Early this month, national officials of the Southern Christian Leadership Conference requested criminal investigations by authorities in Georgia and Alabama, alleging embezzlement from the civil rights organization by Dayton’s Rev. Raleigh Trammell, the national board chairman, and SCLC Treasurer Spiver Gordon.
Today, Agents with the Federal Bureau of Investigation seized a computer and several boxes from the home of Reverend Raleigh Trammell, according to Dayton police.
Agents searched the Dayton offices of the SCLC looking for any information or evidence that could like Trammell to the alleged misuse of the group’s funds. They also raided the home of Trammell’s daughter Angela Goodwine, taking boxes and a computer from her house as well.
Trammell declined comment after the agents left his home. However, neighbor John Wilkins said: “After all of the accusations, I’m not surprised (by the searches). I feel sorry for the family that they have to go through this. Mrs. Trammell is a very nice person and I feel sorry that she has to go through this — she and her husband both.”
According to reports, the group’s treasurer, Spiver Gordon of Alabama, is also under investigation for involvement in the case.
U.S. Justice Department spokesman Fred Alverson said the searches are in relation to an investigation in to SCLC financial activities. No criminal charges have been filed.
“I don’t have any reaction to that nonsense,” said Trammell, chairman of the board of SCLC’s Dayton chapter. “I have nothing to do with the finances of the organization.”
He said the SCLC finance committee is investigating the allegations.
“I’m sure when they make their report it will clearly exonerate me. Until then I’m just prepared to say it’s a bunch of hogwash,” said Trammell, who also is executive director of the Interdenominational Ministerial Alliance in Dayton.
Trammell and Gordon are accused of unauthorized expenditure of SCLC funds in excess of $560,000 since 2006, according to a Jan. 29 letter to Fulton County District Attorney Paul Howard. The letter was written by Dexter M. Wimbish, who is on temporary paid leave as SCLC general counsel.
“The embezzlement includes the use of a board account with Citizens Trust Bank (in Georgia) whereby personal expenses have been paid as well as loans to Raleigh Trammell,” Wimbish wrote in the letter.
“As these persons have been reinstated, there is a fear they will continue to mismanage funds and destroy or alter records to cover up their theft and conversion.”

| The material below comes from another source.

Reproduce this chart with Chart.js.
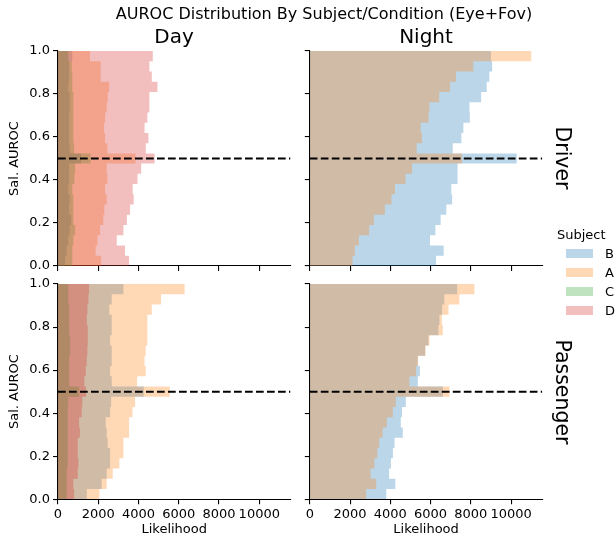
<!DOCTYPE html>
<html>
<head>
<meta charset="utf-8">
<script src="https://cdn.jsdelivr.net/npm/chart.js@4.4.1/dist/chart.umd.min.js"></script>
<style>
  body { margin: 0; background: #fff; font-family: 'DejaVu Sans', sans-serif; color: #000; }
  #fig { position: relative; width: 616px; height: 539px; overflow: hidden; }
  canvas { position: absolute; left: 0; top: 0; }
  .txt { position: absolute; white-space: nowrap; line-height: 1; transform: translate(-50%, -50%); }
  .rot { transform: translate(-50%, -50%) rotate(90deg); }
  .swatch { position: absolute; width: 27px; height: 9px; }
  .lbl { position: absolute; white-space: nowrap; line-height: 1; transform: translateY(-50%); font-size: 13px; }
</style>
</head>
<body>
<div id="fig">
  <canvas id="dayDriver" width="616" height="539"></canvas>
  <canvas id="nightDriver" width="616" height="539"></canvas>
  <canvas id="dayPassenger" width="616" height="539"></canvas>
  <canvas id="nightPassenger" width="616" height="539"></canvas>

  <div class="txt" style="left:324px; top:14px; font-size:16px;">AUROC Distribution By Subject/Condition (Eye+Fov)</div>
  <div class="txt" style="left:174px; top:36px; font-size:20px;">Day</div>
  <div class="txt" style="left:426px; top:36px; font-size:20px;">Night</div>
  <div class="txt rot" style="left:563px; top:158px; font-size:20.5px;">Driver</div>
  <div class="txt rot" style="left:563px; top:392px; font-size:20.5px;">Passenger</div>
  <div id="legend"></div>
</div>
<script>
// subjects in legend order, and their colours
const subjects = ['B', 'A', 'C', 'D'];
const colors = {
    B: 'rgba(31, 119, 180, 0.3)',
    A: 'rgba(255, 127, 14, 0.3)',
    C: 'rgba(44, 160, 44, 0.3)',
    D: 'rgba(214, 39, 40, 0.3)'
};

// 21 histogram bins of Sal. AUROC between 0 and 1
const binCount = 21;
const yTicks = [0, 0.2, 0.4, 0.6, 0.8, 1.0];
const xTicks = [0, 2000, 4000, 6000, 8000, 10000];
const xMax = 11550;
const chanceLine = 0.5;

// likelihood per bin, bottom bin (0.0) first
const dayDriverB = [350, 430, 510, 580, 650, 550, 580, 510, 550, 550, 1150, 580, 550, 550, 550, 580, 580, 510, 550, 550, 710];
const dayDriverA = [2140, 1870, 1960, 2090, 2250, 2300, 2420, 2340, 2450, 2420, 3850, 2450, 2340, 2290, 2340, 2420, 2470, 2540, 2120, 2120, 1590];
const dayDriverC = [710, 710, 760, 850, 760, 760, 760, 710, 810, 850, 1620, 800, 760, 760, 760, 760, 760, 710, 710, 680, 510];
const dayDriverD = [3530, 3330, 2920, 3250, 3420, 3580, 3760, 3710, 3950, 4130, 4800, 4360, 4490, 4300, 4440, 4540, 4540, 4940, 4660, 4540, 4710];

const nightDriverB = [6270, 6650, 5970, 6240, 6500, 6780, 7070, 7030, 7340, 7340, 10280, 7100, 7530, 7630, 7950, 7930, 8510, 8790, 8920, 9060, 9000];
const nightDriverA = [2120, 2240, 2440, 2950, 3180, 3730, 4060, 4230, 4760, 5080, 7560, 5310, 5570, 5510, 5900, 5940, 6430, 6970, 7260, 8120, 11000];

const dayPassengerB = [1430, 2170, 2420, 2590, 2590, 2470, 2420, 2370, 2590, 2640, 4260, 2670, 2590, 2670, 2670, 2590, 2670, 2670, 2550, 2670, 3250];
const dayPassengerA = [2060, 2420, 2720, 3050, 3250, 3250, 3530, 3530, 3700, 3830, 5550, 3930, 4360, 4300, 4360, 4440, 4440, 4440, 4660, 5120, 6290];
const dayPassengerC = [430, 430, 430, 480, 480, 480, 480, 480, 480, 510, 1050, 550, 550, 550, 600, 600, 550, 550, 550, 510, 510];
const dayPassengerD = [800, 760, 980, 1010, 980, 980, 1090, 1050, 1180, 1210, 1390, 1310, 1380, 1430, 1460, 1480, 1480, 1430, 1460, 1510, 1540];

const nightPassengerB = [3800, 4250, 3940, 4030, 4130, 4210, 4620, 4520, 4580, 4770, 6610, 5370, 5470, 5360, 5730, 5895, 6390, 6440, 6575, 6680, 7320];
const nightPassengerA = [2800, 3300, 3020, 3210, 3350, 3450, 3620, 3830, 4125, 4270, 6940, 4950, 5280, 5380, 5750, 5945, 6610, 6560, 6890, 7430, 8180];

Chart.defaults.font.family = "'DejaVu Sans', sans-serif";
Chart.defaults.color = '#000';

const tickFont = { size: 13 };
const W = 616, H = 539;

// step outline of a histogram: two corners per bin, filled back to x = 0
function toSteps(values) {
    const pts = [];
    values.forEach((v, i) => {
        pts.push({ x: v, y: i / binCount });
        pts.push({ x: v, y: (i + 1) / binCount });
    });
    return pts;
}

function makePanel(id, series, area, showY, showX) {
    // last subject is drawn on top, like the reference
    const datasets = [];
    for (let i = subjects.length - 1; i >= 0; i--) {
        const s = subjects[i];
        if (!series[s]) continue;
        datasets.push({
            label: s,
            data: toSteps(series[s]),
            backgroundColor: colors[s],
            borderColor: 'rgba(0,0,0,0)',
            borderWidth: 0,
            fill: 'origin',
            stepped: true,
            pointRadius: 0
        });
    }
    datasets.push({
        label: 'chance',
        data: [{ x: 0, y: chanceLine }, { x: xMax, y: chanceLine }],
        borderColor: '#000',
        borderWidth: 2,
        borderDash: [7.7, 3.3],
        pointRadius: 0,
        fill: false,
        order: -1
    });

    new Chart(document.getElementById(id), {
        type: 'line',
        data: { datasets: datasets },
        options: {
            indexAxis: 'y',
            responsive: false,
            animation: false,
            events: [],
            layout: { padding: { left: 0, top: area.top, right: W - area.right, bottom: 0 } },
            plugins: { legend: { display: false }, tooltip: { enabled: false } },
            scales: {
                x: {
                    type: 'linear',
                    min: 0,
                    max: xMax,
                    afterBuildTicks: s => { s.ticks = xTicks.map(v => ({ value: v })); },
                    ticks: { display: showX, font: tickFont, padding: 3, maxRotation: 0, callback: v => String(v) },
                    grid: { display: true, drawOnChartArea: false, drawTicks: true, tickLength: 5, color: '#000', lineWidth: 1.1 },
                    border: { display: true, color: '#000', width: 1.1 },
                    title: { display: showX, text: 'Likelihood', font: { size: 13 }, padding: { top: 4, bottom: 2 } },
                    afterFit: s => { s.height = H - area.bottom; }
                },
                y: {
                    type: 'linear',
                    min: 0,
                    max: 1,
                    offset: false,
                    afterBuildTicks: s => { s.ticks = yTicks.map(v => ({ value: v })); },
                    ticks: { display: showY, font: tickFont, padding: 3, callback: v => v.toFixed(1) },
                    grid: { display: true, offset: false, drawOnChartArea: false, drawTicks: true, tickLength: 5, color: '#000', lineWidth: 1.1 },
                    border: { display: true, color: '#000', width: 1.1 },
                    title: { display: showY, text: 'Sal. AUROC', font: { size: 13 }, padding: { top: 6.5, bottom: 4 } },
                    afterFit: s => { s.width = area.left; }
                }
            }
        }
    });
}

makePanel('dayDriver', { B: dayDriverB, A: dayDriverA, C: dayDriverC, D: dayDriverD },
    { left: 58, right: 290.5, top: 51, bottom: 266 }, true, false);
makePanel('nightDriver', { B: nightDriverB, A: nightDriverA },
    { left: 309.8, right: 542.3, top: 51, bottom: 266 }, false, false);
makePanel('dayPassenger', { B: dayPassengerB, A: dayPassengerA, C: dayPassengerC, D: dayPassengerD },
    { left: 58, right: 290.5, top: 284, bottom: 499.3 }, true, true);
makePanel('nightPassenger', { B: nightPassengerB, A: nightPassengerA },
    { left: 309.8, right: 542.3, top: 284, bottom: 499.3 }, false, true);

// figure legend on the right
const legend = document.getElementById('legend');
let html = '<div class="lbl" style="left:557px; top:234px;">Subject</div>';
subjects.forEach((s, i) => {
    const y = 253 + i * 19;
    html += `<div class="swatch" style="left:566px; top:${y - 4.5}px; background:${colors[s]};"></div>`;
    html += `<div class="lbl" style="left:605px; top:${y}px;">${s}</div>`;
});
legend.innerHTML = html;
</script>
</body>
</html>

According to an internal review of the SCLC national board account obtained by the Dayton Daily News in a report issued earlier this month, SCLC officials questioned payments of more than $27,000 to Trammell and the Dayton SCLC chapter he leads between 2006 and 2009, including two wire transfers to a Trammell-controlled National City Bank account.
"I’ve never been paid any $27,000,” Trammell said.
In a Jan. 19 interview he denied the allegations and said “I have absolutely no knowledge” of transfers of SCLC funds to his control and “I don’t believe any such bank accounts exist.”
In a phone interview, Gordon said he only signed checks from the national SCLC account after the expenditures were approved with vouchers signed by other officials, including Trammell.
“Some of the allegations that are being made are just ridiculous,” Gordon said.
In presenting the documents in Alabama, Rocker said he was joined by Wimbish and Ron Woods, who is on temporary leave as SCLC executive director.
The two were placed on leave by the Fulton County judge who on Jan. 20 granted a temporary restraining order restoring Trammell and Gordon to their jobs until the SCLC board could meet. Trammell and Gordon had agreed last year to step aside while the SCLC investigated complaints of financial impropriety against them.
Three SCLC board members, including Rev. Wilburt Shanklin of Dayton, sought the restraining order after the investigation was publicly announced in December. Shanklin is president of the IMA and a member of Dayton Mayor Gary Leitzell’s Leadership Council.
The Dayton SCLC and IMA in 2009 received at least $304,952 in taxpayer funding for local programs, including money from the Montgomery County’s human services levy; county job and family services money funneled through the Dayton Urban League and federal funding for food and emergency shelter, a program administered by the United Way of Greater Dayton.
Every choice has a consequence. Keep in mind people are innocent until proven guilty. However, where there is smoke there is fire…so if guilt is established there will likely follow a prison sentence.